Como referi, Varandas ficará na história do Sporting por alguns motivos; por um lado, tal como Sousa Cintra, substituiu um presidente que era manifestamente abaixo dos standards do clube; depois, mais do que Sousa Cintra, conseguiu vencer um campeonato de futebol, quando já estávamos há 19 anos em seca. O treinador pelo qual se atravessou deu uma volta na equipa que passou a jogar com determinação e alegria; além disso fez alterações positivas não só nas finanças, como no próprio estádio e apostou bastante na Academia.
Resta deixar um clube onde não mais certas pessoas possam mandar a seu bel-prazer. E, para tal, tem de inevitavelmente convocar os sócios - todos, como nas grandes AGs de 2018 - e fazer um programa que renove de baixo a cima ou de cima abaixo a governança do clube.

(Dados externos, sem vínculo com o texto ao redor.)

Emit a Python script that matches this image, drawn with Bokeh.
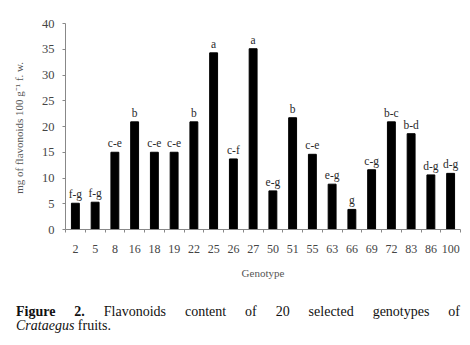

Algumas ideias são simples de ter: como a segunda volta nas eleições para a Direção; outras, como a separação de um Conselho Fiscal e de um Conselho Disciplinar, também são muito consensuais. O mais polémico é a eleição de membros em lista de Hondt para as AGs. Mas é fundamental. Assembleias Gerais onde dominam pequenos grupos aguerridos de insulto fácil ou sócios tipo ferrabrás de ameaça física constante não podem existir. As AGs devem ser locais de debate e troca de ideias entre sócios (comissionados, assim se chamam em Espanha) ou delegados, que representam as dezenas de milhares de pessoas do clube. Algumas regras e quotas (sobre a antiguidade dos sócios) podem ser introduzidas. Não para a demagogia velha de um sócio um voto, mas para as listas terem elementos mais novos e outros mais velhos ou experientes. Cada sócio votaria na sua lista com o número de votos que lhe compete (assim como para as eleições para corpos sociais), mas na AG cada sócio teria um voto (uma vez que já era eleito por outros). Essa AG terá um número de sócios a definir, tendo de ser representativa do universo sportinguista. O que permite evitar o total esmagamento que o futebol provoca a outras modalidades.

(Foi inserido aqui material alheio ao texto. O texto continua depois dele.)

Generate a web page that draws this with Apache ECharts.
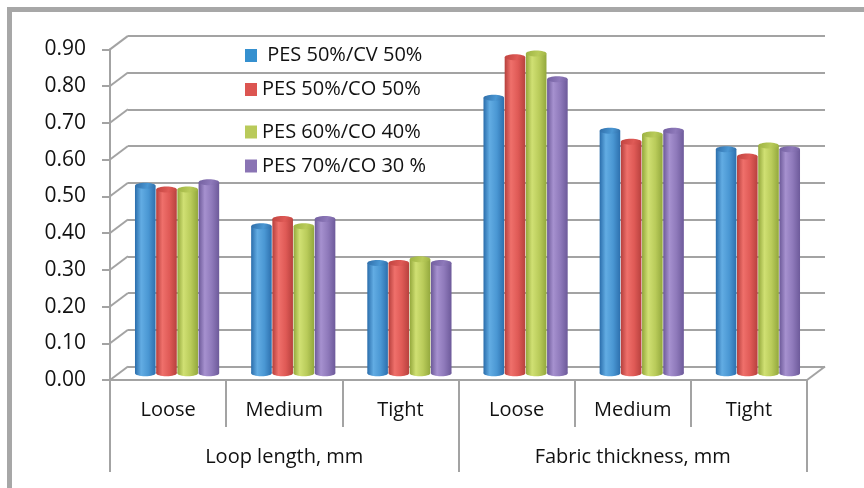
<!DOCTYPE html>
<html>
<head>
<meta charset="utf-8">
<script src="https://cdn.jsdelivr.net/npm/echarts@6/dist/echarts.min.js"></script>
<style>
  html, body { margin: 0; padding: 0; background: #ffffff; }
  #chart { width: 864px; height: 488px; }
</style>
</head>
<body>
<div id="chart"></div>
<script>
// ---- data ----
const categories = ['Loose', 'Medium', 'Tight', 'Loose', 'Medium', 'Tight'];
const groups = ['Loop length, mm', 'Fabric thickness, mm'];
const seriesNames = ['PES 50%/CV 50%', 'PES 50%/CO 50%', 'PES 60%/CO 40%', 'PES 70%/CO 30 %'];
const pesCv5050 = [0.51, 0.40, 0.30, 0.75, 0.66, 0.61];
const pesCo5050 = [0.50, 0.42, 0.30, 0.86, 0.63, 0.59];
const pesCo6040 = [0.50, 0.40, 0.31, 0.87, 0.65, 0.62];
const pesCo7030 = [0.52, 0.42, 0.30, 0.80, 0.66, 0.61];
const yMin = 0, yMax = 0.9, yStep = 0.1;

// ---- styling ----
const FONT = 'Open Sans';
const TEXT = '#111111';
const LINE = '#a3a3a3';
const PLOT_W = 697, PLOT_H = 330.67;
const FRONT_LEFT = 110, FRONT_TOP = 49.33;
const DEPTH_X = 18, DEPTH_Y = 13.5;       // offset of the back wall
const BAR_FILL = 0.73;                    // share of a category used by the four bars

const legendColors = ['#3590cf', '#dc5551', '#b9ca5a', '#8a74b4'];
const shades = [
  { side: ['#2a6dab', '#62ace3', '#4a97d3', '#2d70ae'], top: '#2f6da8' },
  { side: ['#b53f3c', '#ef706b', '#df5a56', '#b7413e'], top: '#c0433f' },
  { side: ['#93a73b', '#d0e073', '#b9cb5a', '#93a83d'], top: '#9db342' },
  { side: ['#6c5998', '#a691cf', '#8e79ba', '#6d5a9a'], top: '#725f9f' }
];
const seriesValues = [pesCv5050, pesCo5050, pesCo6040, pesCo7030];

function cylinderFill(s) {
  return new echarts.graphic.LinearGradient(0, 0, 1, 0, [
    { offset: 0, color: s.side[0] },
    { offset: 0.3, color: s.side[1] },
    { offset: 0.65, color: s.side[2] },
    { offset: 1, color: s.side[3] }
  ]);
}

function barRenderer(si) {
  return function (params, api) {
    const idx = api.value(0);
    const val = api.value(1);
    const top = api.coord([idx, val]);
    const base = api.coord([idx, 0]);
    const band = api.size([1, 0])[0];
    const bw = band * BAR_FILL / 4;
    const x = top[0] - 2 * bw + si * bw;
    const rx = bw / 2 - 0.3, ry = 3;
    const s = shades[si];
    const fill = cylinderFill(s);
    return {
      type: 'group',
      children: [
        { type: 'ellipse', shape: { cx: x + bw / 2, cy: base[1], rx: rx, ry: ry }, style: { fill: fill } },
        { type: 'rect', shape: { x: x + 0.3, y: top[1], width: bw - 0.6, height: base[1] - top[1] }, style: { fill: fill } },
        { type: 'ellipse', shape: { cx: x + bw / 2, cy: top[1], rx: rx, ry: ry },
          style: { fill: new echarts.graphic.LinearGradient(0, 0, 1, 1, [
            { offset: 0, color: s.top }, { offset: 0.6, color: s.side[2] }, { offset: 1, color: s.top }
          ]) } }
      ]
    };
  };
}

// diagonal lines joining the front axis to the back wall, plus the floor edge
const levels = [];
for (let v = yMin; v <= yMax + 1e-9; v += yStep) levels.push([0, +v.toFixed(2)]);

function wallRenderer(params, api) {
  const v = api.value(1);
  const p = api.coord([0, v]);
  const half = api.size([1, 0])[0] / 2;
  const x0 = p[0] - half;
  const lineStyle = { stroke: LINE, lineWidth: 2 };
  const children = [
    { type: 'line', shape: { x1: x0, y1: p[1], x2: x0 + DEPTH_X, y2: p[1] - DEPTH_Y }, style: lineStyle }
  ];
  if (v === yMin) {
    const xr = api.coord([categories.length - 1, v])[0] + half;
    children.push({ type: 'line', shape: { x1: xr, y1: p[1], x2: xr + DEPTH_X, y2: p[1] - DEPTH_Y }, style: lineStyle });
  }
  return { type: 'group', children: children };
}

const chart = echarts.init(document.getElementById('chart'), null, { renderer: 'canvas' });

const legends = [55.5, 89.5, 132, 166].map((cy, i) => ({
  data: [seriesNames[i]],
  left: 245,
  top: cy - 10,
  padding: 0,
  icon: 'rect',
  itemWidth: 12,
  itemHeight: 13,
  selectedMode: false,
  formatter: i === 0 ? (n) => ' ' + n : (n) => n,
  textStyle: { fontFamily: FONT, fontSize: 20, color: TEXT, lineHeight: 20 }
}));

const option = {
  backgroundColor: '#ffffff',
  animation: false,
  legend: legends,
  graphic: [{
    type: 'rect',
    shape: { x: 9.5, y: 9.5, width: 1000, height: 1000 },
    style: { fill: 'none', stroke: '#a7a7a7', lineWidth: 5 },
    z: 100
  }],
  grid: [
    { left: FRONT_LEFT, top: FRONT_TOP, width: PLOT_W, height: PLOT_H },
    { left: FRONT_LEFT + DEPTH_X, top: FRONT_TOP - DEPTH_Y, width: PLOT_W, height: PLOT_H },
    { left: FRONT_LEFT + DEPTH_X / 2, top: FRONT_TOP - DEPTH_Y / 2, width: PLOT_W, height: PLOT_H }
  ],
  xAxis: [
    {
      gridIndex: 0, type: 'category', data: categories, position: 'bottom',
      axisLine: { show: true, lineStyle: { color: LINE, width: 2 } },
      axisTick: { show: true, interval: 0, length: 47, lineStyle: { color: LINE, width: 2 } },
      axisLabel: { interval: 0, margin: 30, verticalAlign: 'middle', fontFamily: FONT, fontSize: 20, color: TEXT },
      splitLine: { show: false }
    },
    {
      gridIndex: 0, type: 'category', data: groups, position: 'bottom',
      axisLine: { show: false },
      axisTick: { show: true, interval: 0, length: 92, lineStyle: { color: LINE, width: 2 } },
      axisLabel: { interval: 0, margin: 77, verticalAlign: 'middle', fontFamily: FONT, fontSize: 20, color: TEXT },
      splitLine: { show: false }
    },
    { gridIndex: 1, type: 'category', data: categories, show: false },
    { gridIndex: 2, type: 'category', data: categories, show: false }
  ],
  yAxis: [
    {
      gridIndex: 0, type: 'value', min: yMin, max: yMax, interval: yStep,
      axisLine: { show: true, lineStyle: { color: LINE, width: 2 } },
      axisTick: { show: true, length: 8, lineStyle: { color: LINE, width: 2 } },
      axisLabel: { margin: 24, fontFamily: FONT, fontSize: 21, color: TEXT, formatter: (v) => v.toFixed(2) },
      splitLine: { show: false }
    },
    {
      gridIndex: 1, type: 'value', min: yMin, max: yMax, interval: yStep,
      axisLine: { show: false }, axisTick: { show: false }, axisLabel: { show: false },
      splitLine: { show: true, lineStyle: { color: LINE, width: 2 } }
    },
    {
      gridIndex: 2, type: 'value', min: yMin, max: yMax, interval: yStep, show: false,
      splitLine: { show: false }
    }
  ],
  series: [
    {
      type: 'custom', name: 'wall', xAxisIndex: 0, yAxisIndex: 0,
      data: levels, encode: { x: 0, y: 1 }, renderItem: wallRenderer, silent: true, z: 1
    }
  ].concat(seriesNames.map((name, si) => ({
    type: 'custom',
    name: name,
    xAxisIndex: 3, yAxisIndex: 2,
    itemStyle: { color: legendColors[si] },
    data: seriesValues[si].map((v, i) => [i, v]),
    encode: { x: 0, y: 1 },
    renderItem: barRenderer(si),
    z: 5
  })))
};

chart.setOption(option);
</script>
</body>
</html>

Não há melhor altura para discutir estes assuntos do que o começo de um mandato de quatro anos que se espera frutuoso e pacífico.
FUTEBOL
HOJE à noite, o Sporting vai ver se consegue não ser de novo goleado pelo Manchester City… Esperemos que não, embora qualquer ilusão sobre a passagem da eliminatória seja completamente descabida.
Na Taça de Portugal, ao perdermos em casa com o FC Porto, num jogo em que poderíamos ter ganho, não anulou a esperança de irmos à final. A segunda mão no Dragão, só lá para o fim do mês que vem, não indica que o Sporting não possa dar a volta ao resultado, dependendo muito da forma com que o FC Porto se apresentar. Em Alvalade, os portistas surgiram no auge de uma fase fantástica para o clube. E mesmo com mais ou menos favor externo, por assim dizer, merecem o lugar que ocupam no campeonato.

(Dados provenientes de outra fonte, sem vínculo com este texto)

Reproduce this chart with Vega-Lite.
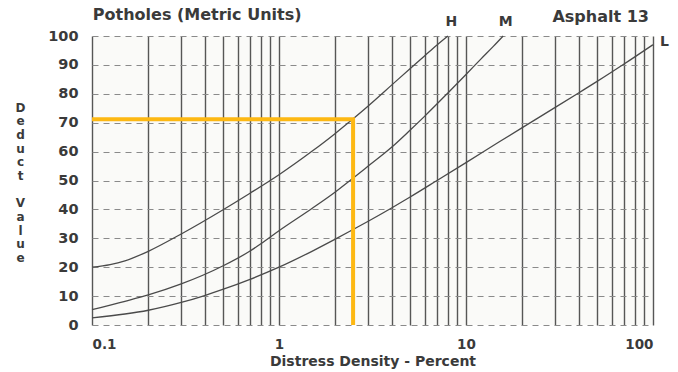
{
  "$schema": "https://vega.github.io/schema/vega-lite/v6.json",
  "width": 561,
  "height": 289,
  "autosize": {"type": "none"},
  "padding": {"left": 92, "top": 36, "right": 25, "bottom": 47},
  "background": "white",
  "config": {
    "font": "DejaVu Sans",
    "view": {"stroke": null, "fill": "#fafaf8"}
  },
  "datasets": {
    "curves": [
      {"series": "H", "x": 0.1, "y": 20},
      {"series": "H", "x": 0.125, "y": 20.9},
      {"series": "H", "x": 0.15, "y": 22.2},
      {"series": "H", "x": 0.2, "y": 25.5},
      {"series": "H", "x": 0.3, "y": 31.5},
      {"series": "H", "x": 0.5, "y": 39.8},
      {"series": "H", "x": 0.7, "y": 45.6},
      {"series": "H", "x": 1, "y": 52},
      {"series": "H", "x": 1.5, "y": 60.1},
      {"series": "H", "x": 2, "y": 66.3},
      {"series": "H", "x": 2.4, "y": 70.5},
      {"series": "H", "x": 3, "y": 75.8},
      {"series": "H", "x": 4, "y": 83},
      {"series": "H", "x": 5, "y": 88.6},
      {"series": "H", "x": 6, "y": 93.1},
      {"series": "H", "x": 7, "y": 96.9},
      {"series": "H", "x": 8, "y": 100},
      {"series": "M", "x": 0.1, "y": 5.3},
      {"series": "M", "x": 0.15, "y": 8.2},
      {"series": "M", "x": 0.2, "y": 10.4},
      {"series": "M", "x": 0.3, "y": 14.2},
      {"series": "M", "x": 0.5, "y": 20.4},
      {"series": "M", "x": 0.7, "y": 25.6},
      {"series": "M", "x": 0.8, "y": 28.1},
      {"series": "M", "x": 1, "y": 32.6},
      {"series": "M", "x": 1.5, "y": 40.3},
      {"series": "M", "x": 2, "y": 46},
      {"series": "M", "x": 2.4, "y": 50},
      {"series": "M", "x": 3, "y": 55},
      {"series": "M", "x": 4, "y": 61.5},
      {"series": "M", "x": 5, "y": 67.3},
      {"series": "M", "x": 6, "y": 72.2},
      {"series": "M", "x": 8, "y": 80.3},
      {"series": "M", "x": 10, "y": 86.7},
      {"series": "M", "x": 12, "y": 92},
      {"series": "M", "x": 14, "y": 96.4},
      {"series": "M", "x": 15.8, "y": 100},
      {"series": "L", "x": 0.1, "y": 2.5},
      {"series": "L", "x": 0.15, "y": 3.8},
      {"series": "L", "x": 0.2, "y": 5.1},
      {"series": "L", "x": 0.3, "y": 7.8},
      {"series": "L", "x": 0.4, "y": 10.2},
      {"series": "L", "x": 0.5, "y": 12.3},
      {"series": "L", "x": 0.7, "y": 15.8},
      {"series": "L", "x": 1, "y": 20},
      {"series": "L", "x": 1.5, "y": 25.5},
      {"series": "L", "x": 2, "y": 29.7},
      {"series": "L", "x": 2.5, "y": 33.1},
      {"series": "L", "x": 3, "y": 35.9},
      {"series": "L", "x": 4, "y": 40.5},
      {"series": "L", "x": 5, "y": 44.2},
      {"series": "L", "x": 7, "y": 50},
      {"series": "L", "x": 10, "y": 56.2},
      {"series": "L", "x": 15, "y": 63.3},
      {"series": "L", "x": 20, "y": 68.3},
      {"series": "L", "x": 30, "y": 75.3},
      {"series": "L", "x": 40, "y": 80.3},
      {"series": "L", "x": 50, "y": 84.2},
      {"series": "L", "x": 70, "y": 90.3},
      {"series": "L", "x": 100, "y": 97}
    ],
    "marker": [
      {"step": 1, "x": 0.1, "y": 71.2},
      {"step": 2, "x": 2.49, "y": 71.2},
      {"step": 3, "x": 2.49, "y": 0}
    ],
    "labels": [
      {"text": "H", "x": 8.35, "y": 104.8, "kind": "curve"},
      {"text": "M", "x": 16.3, "y": 104.8, "kind": "curve"},
      {"text": "L", "x": 115, "y": 97.8, "kind": "curve"},
      {"text": "Asphalt 13", "x": 52.5, "y": 106.6, "kind": "head"},
      {"text": "Potholes (Metric Units)", "x": 0.101, "y": 107.1, "kind": "title"}
    ]
  },
  "encoding": {
    "x": {
      "field": "x",
      "type": "quantitative",
      "scale": {"type": "log", "domain": [0.1, 100], "nice": false},
      "axis": {
        "values": [0.1, 0.2, 0.3, 0.4, 0.5, 0.6, 0.7, 0.8, 0.9, 1, 2, 3, 4, 5, 6, 7, 8, 9, 10, 20, 30, 40, 50, 60, 70, 80, 90, 100],
        "labelExpr": "datum.value == 0.1 ? '0.1' : datum.value == 1 ? '1' : datum.value == 10 ? '10' : datum.value == 100 ? '100' : ''",
        "labelOverlap": false,
        "labelBound": false,
        "labelFontSize": 13.5,
        "labelFontWeight": "bold",
        "labelColor": "#3a3a3a",
        "labelPadding": 19,
        "labelBaseline": "middle",
        "domain": false,
        "ticks": false,
        "grid": true,
        "gridColor": "#444444",
        "gridWidth": 1.4,
        "gridOpacity": 0.9,
        "title": "Distress Density - Percent",
        "titleFontSize": 14,
        "titleFontWeight": "bold",
        "titleColor": "#3a3a3a",
        "titleBaseline": "middle",
        "titleY": 36
      }
    },
    "y": {
      "field": "y",
      "type": "quantitative",
      "scale": {"domain": [0, 100], "nice": false},
      "axis": {
        "values": [0, 10, 20, 30, 40, 50, 60, 70, 80, 90, 100],
        "tickCount": 11,
        "labelOverlap": false,
        "labelFontSize": 14.5,
        "labelFontWeight": "bold",
        "labelColor": "#3a3a3a",
        "labelPadding": 14,
        "domain": false,
        "ticks": false,
        "grid": true,
        "gridColor": "#8a8a8a",
        "gridWidth": 1,
        "gridDash": [6, 5],
        "title": ["D", "e", "d", "u", "c", "t", "\u2800", "V", "a", "l", "u", "e"],
        "titleAngle": 0,
        "titleAlign": "center",
        "titleBaseline": "top",
        "titleX": -72,
        "titleY": 66,
        "titleLineHeight": 13.7,
        "titleFontSize": 12,
        "titleFontWeight": "bold",
        "titleColor": "#3a3a3a"
      }
    }
  },
  "layer": [
    {
      "data": {"name": "curves"},
      "mark": {"type": "line", "color": "#4a4a4a", "strokeWidth": 1.3, "interpolate": "monotone"},
      "encoding": {
        "detail": {"field": "series"}
      }
    },
    {
      "data": {"name": "marker"},
      "mark": {"type": "line", "color": "#FDB813", "strokeWidth": 4, "strokeCap": "butt", "strokeJoin": "miter"},
      "encoding": {
        "order": {"field": "step"}
      }
    },
    {
      "data": {"name": "labels"},
      "transform": [{"filter": "datum.kind == 'curve'"}],
      "mark": {"type": "text", "fontSize": 14, "fontWeight": "bold", "color": "#3a3a3a", "align": "center", "baseline": "middle"},
      "encoding": {
        "text": {"field": "text"}
      }
    },
    {
      "data": {"name": "labels"},
      "transform": [{"filter": "datum.kind == 'head'"}],
      "mark": {"type": "text", "fontSize": 16, "fontWeight": "bold", "color": "#3a3a3a", "align": "center", "baseline": "middle"},
      "encoding": {
        "text": {"field": "text"}
      }
    },
    {
      "data": {"name": "labels"},
      "transform": [{"filter": "datum.kind == 'title'"}],
      "mark": {"type": "text", "fontSize": 16, "fontWeight": "bold", "color": "#3a3a3a", "align": "left", "baseline": "middle"},
      "encoding": {
        "text": {"field": "text"}
      }
    }
  ]
}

De salientar, ainda, o regresso de Slimani às grandes noites. O Sporting precisa dele como Bislam (como lhe chamou na primeira página este jornal) em todos os jogos, não apenas naqueles que podem parecer mais simples, como foi o contra o Arouca.
RÚSSIA
Portugal tem sido unânime na condenação à agressão russa à Ucrânia e isso tem-se visto não só por palavras, gestos e símbolos bonitos nos encontros de futebol, mas também no concreto. Os grandes clubes já recolheram donativos de toda a ordem para enviar para as vítimas da guerra, e penso que estes acontecimentos sombrios e trágicos recordam-nos a pequenez e mesquinhice das divergências que, por vezes, são mais inventadas do que reais.
FC PORTO
Apropósito da boa fase em que se encontram, os Dragões jogam este noite com o Lyon para os oitavos de final da Liga Europa. Desejo que continuem a fazer uma grande carreira na competição e este desejo é sincero, mas claro que não totalmente inocente. O mesmo digo em relação ao SC Braga que joga amanhã contra o Mónaco.